Le sénateur entend élaborer une loi qui rendrait le « sans-abrisme » de facto illégal, s’inspirant entre autres du système mis en place depuis 2018 en Hongrie, où les sans-abris qui refusent une assistance sociale encourent des peines de prison. Zdeněk Hraba explique :

« Vous pouvez infliger une amende à un SDF qui a un comportement problématique, mais cela ne sert à rien, car il ne la payera pas. Les gendarmes essaient d’y faire face : ils demandent aux personnes qui défèquent dans les parcs, qui crient sur les enfants ou qui mendient de quitter ces lieux publics. Mais ils reviennent. Il faut alors trouver des moyens de sanction efficaces. (…) Quand on réfléchit, on se rend compte que ce qui peut marcher, ce sont les travaux d’intérêts généraux, voire la prison qui reste quand même l’ultime solution. L’argument des prisons surpeuplées ne compte pas pour moi (…). L’Etat doit tout simplement garantir la sécurité des citoyens. »

Photo illustrative: Klára Stejskalová,  Radio Prague Int.

Pour Eliška Černá, chercheuse à l’Université d’Ostrava, le projet du sénateur est « complétement détaché de la réalité » :

« Monsieur le sénateur a mal compris la nature du problème auquel sont confrontés les sans-abris. Son discours repose sur l’idée que les gens se retrouvent dans la rue de leur propre faute, ce qui est une affirmation simpliste et fausse, de même que celle qu’une personne qui vit dans la rue  a choisi ce mode de vie. Je travaille avec les sans-abris depuis 2008 et je n’ai jamais rencontré un tel individu. En affirmant que les gens ne font pas assez d’efforts pour s’en sortir, on néglige complètement les obstacles réels auxquels ils sont confrontés. En Tchéquie, il s’agit surtout de la pénurie de logement financièrement accessible, ainsi que des problèmes de santé… Dans notre pays, il n’existe pas vraiment de données sur la criminalité des sans-abris, mais nous avons en revanche des études qui démontrent qu’ils sont fréquemment victimes d’agressions physiques, de menaces ou de moqueries. »
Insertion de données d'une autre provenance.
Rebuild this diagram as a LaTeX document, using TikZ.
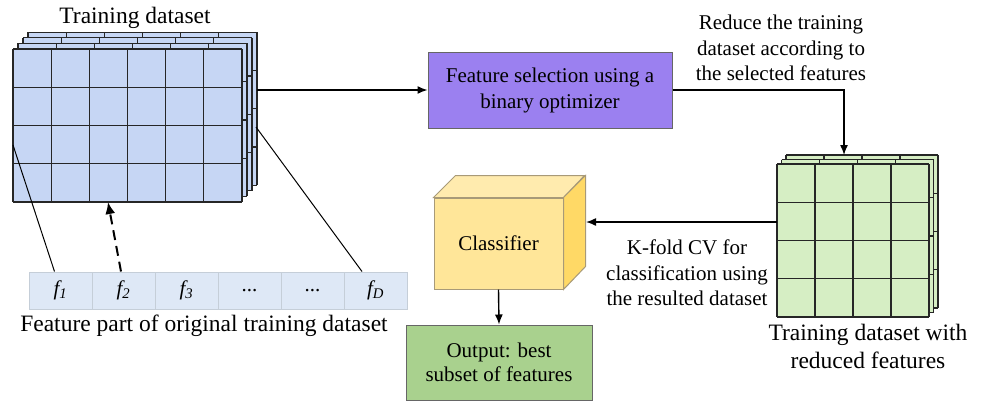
\documentclass[tikz,border=0pt]{standalone}
\usepackage{fontspec}
\setmainfont{Liberation Serif}[Ligatures=TeX]
\newfontfamily\tnr{Liberation Serif}
\usetikzlibrary{arrows.meta,calc}
\definecolor{bluefill}{HTML}{C6D6F4}
\definecolor{greenfill}{HTML}{D6EEC4}
\definecolor{purplefill}{HTML}{9B80F0}
\definecolor{stripfill}{HTML}{DEE8F6}
\definecolor{stripline}{HTML}{C5CED8}
\definecolor{cubefront}{HTML}{FFE699}
\definecolor{cubetop}{HTML}{FFEBAE}
\definecolor{cubeside}{HTML}{FFD966}
\definecolor{cubeline}{HTML}{A89A78}
\definecolor{outfill}{HTML}{A9D18E}
\tikzset{
  gridline/.style={line width=1.3pt, draw=black!85},
  arr/.style={line width=1.4pt, -{Latex[length=10pt,width=8pt]}},
  plain/.style={line width=1pt},
  bigtxt/.style={font=\tnr\fontsize{23.5}{28}\selectfont, align=center, inner sep=0pt},
  txt/.style={font=\tnr\fontsize{21}{25.5}\selectfont, align=center, inner sep=0pt},
  cell/.style={draw=stripline, fill=stripfill, line width=1pt, minimum width=63pt, minimum height=37pt, inner sep=0pt, font=\tnr\fontsize{21}{25}\selectfont\itshape},
  boxnode/.style={draw=black!60, line width=1pt, align=center, inner sep=0pt, font=\tnr\fontsize{21}{26}\selectfont}
}
\begin{document}
\begin{tikzpicture}[x=1pt,y=-1pt]
\useasboundingbox (0,0) rectangle (984,402);

% ---- blue training dataset (4 layers) ----
\foreach \k in {3,2,1,0} {
  \begin{scope}[shift={(5*\k,-5.6*\k)}]
    \fill[bluefill] (13,49) rectangle (242,202);
    \foreach \i in {0,...,6} \draw[gridline] (13+\i*38.1667,49) -- (13+\i*38.1667,202);
    \foreach \j in {0,...,4} \draw[gridline] (13,49+\j*38.25) -- (242,49+\j*38.25);
  \end{scope}
}
\node[bigtxt] (tdtitle) at (135,18) {Training dataset};

% ---- feature strip ----
\node[cell] (f1) at (60.5,290.5) {f\textsubscript{1}};
\node[cell] (f2) at (123.5,290.5) {f\textsubscript{2}};
\node[cell] (f3) at (186.5,290.5) {f\textsubscript{3}};
\node[cell,font=\tnr\fontsize{21}{25}\selectfont] (f4) at (249.5,290.5) {...};
\node[cell,font=\tnr\fontsize{21}{25}\selectfont] (f5) at (312.5,290.5) {...};
\node[cell] (f6) at (375.5,290.5) {f\textsubscript{D}};
\node[bigtxt] (fcap) at (204,326) {Feature part of original training dataset};

\coordinate (tdL) at (13,145);
\coordinate (tdRb) at (256,127);
\coordinate (tdB) at (108,202);
\coordinate (tdR) at (257,90);
\draw[plain] (tdL) -- ([xshift=-6pt]f1.north);
\draw[plain] (tdRb) -- ([xshift=-13.5pt]f6.north);
\draw[line width=2pt, dash pattern=on 10pt off 6pt, -{Latex[length=12pt,width=10pt]}] ([xshift=-2.5pt]f2.north) -- (tdB);

% ---- feature selection box ----
\node[boxnode, fill=purplefill, minimum width=244pt, minimum height=76pt] (fs) at (550,90) {Feature selection using a\\binary optimizer};
\draw[arr] (tdR) -- (fs.west);

\node[txt] (redtxt) at (781,48) {Reduce the training\\dataset according to\\the selected features};

% ---- green reduced dataset (3 layers) ----
\foreach \k in {2,1,0} {
  \begin{scope}[shift={(4.5*\k,-4.5*\k)}]
    \fill[greenfill] (777,164) rectangle (929,317);
    \foreach \i in {0,...,4} \draw[gridline] (777+\i*38,164) -- (777+\i*38,317);
    \foreach \j in {0,...,4} \draw[gridline] (777,164+\j*38.25) -- (929,164+\j*38.25);
  \end{scope}
}
\coordinate (gdTop) at (844,155);
\coordinate (gdL) at (777,222);
\draw[arr] (fs.east) -| (gdTop);
\node[bigtxt] (gdcap) at (868,346) {Training dataset with\\reduced features};

% ---- classifier cube ----
\node[draw=cubeline, fill=cubefront, line width=1pt, minimum width=129pt, minimum height=91pt, inner sep=0pt, font=\tnr\fontsize{21}{25}\selectfont] (cls) at (498.5,243.5) {Classifier};
\fill[cubetop, draw=cubeline, line width=1pt] (cls.north west) -- ++(22,-22) -- ++(129,0) -- (cls.north east) -- cycle;
\fill[cubeside, draw=cubeline, line width=1pt] (cls.north east) -- ++(22,-22) -- ++(0,91) -- (cls.south east) -- cycle;
\coordinate (clsR) at (586,222);
\draw[arr] (gdL) -- (clsR);
\node[txt] (kfold) at (687,273) {K-fold CV for\\classification using\\the resulted dataset};

% ---- output ----
\node[boxnode, fill=outfill, minimum width=186pt, minimum height=75pt, font=\tnr\fontsize{21}{24}\selectfont] (out) at (499,362.5) {Output: best\\subset of features};
\draw[arr] (cls.south) -- (out.north);
\end{tikzpicture}
\end{document}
Interrogé lui aussi par la Radio tchèque, le sociologue Tomáš Kostelecký a ajouté une remarque sur le rapport des Tchèques aux personnes vivant dans la rue :

Photo illustrative: Drahomíra Bačkorová,  ČRo

« La société tchèque est beaucoup plus égalitaire que les autres pays européens, mais la classe moyenne, très nombreuse, n’aime pas les extrêmes. Les personnes appartenant à la classe moyenne ont tendance à être critiques envers les plus riches comme envers les plus pauvres. Quant à ces derniers, les Tchèques moyens peuvent les traiter avec très peu de tolérance et de pitié. »

Parmi les nombreuses voix qui se sont élevées contre le projet de criminaliser les sans-abris, celles de l’antenne tchèque de l’Armée du Salut qui y voit un parallèle avec les persécutions des personnes défavorisées sous le régime communiste. Pour sa part, l’association a lancé récemment la 9e édition de sa campagne inédite « nocleženka » qui permet aux Tchèques d’acheter un coupon pour un prix symbolique de 100 couronnes (4 euros) et d’« offrir » ainsi une nuit au chaud à une personne sans-abri. Malgré leurs réticences à l’égard des plus pauvres, les Tchèques sont généralement nombreux à répondre à cet appel à la générosité : depuis début novembre, 5 000 coupons ont ainsi été achetés.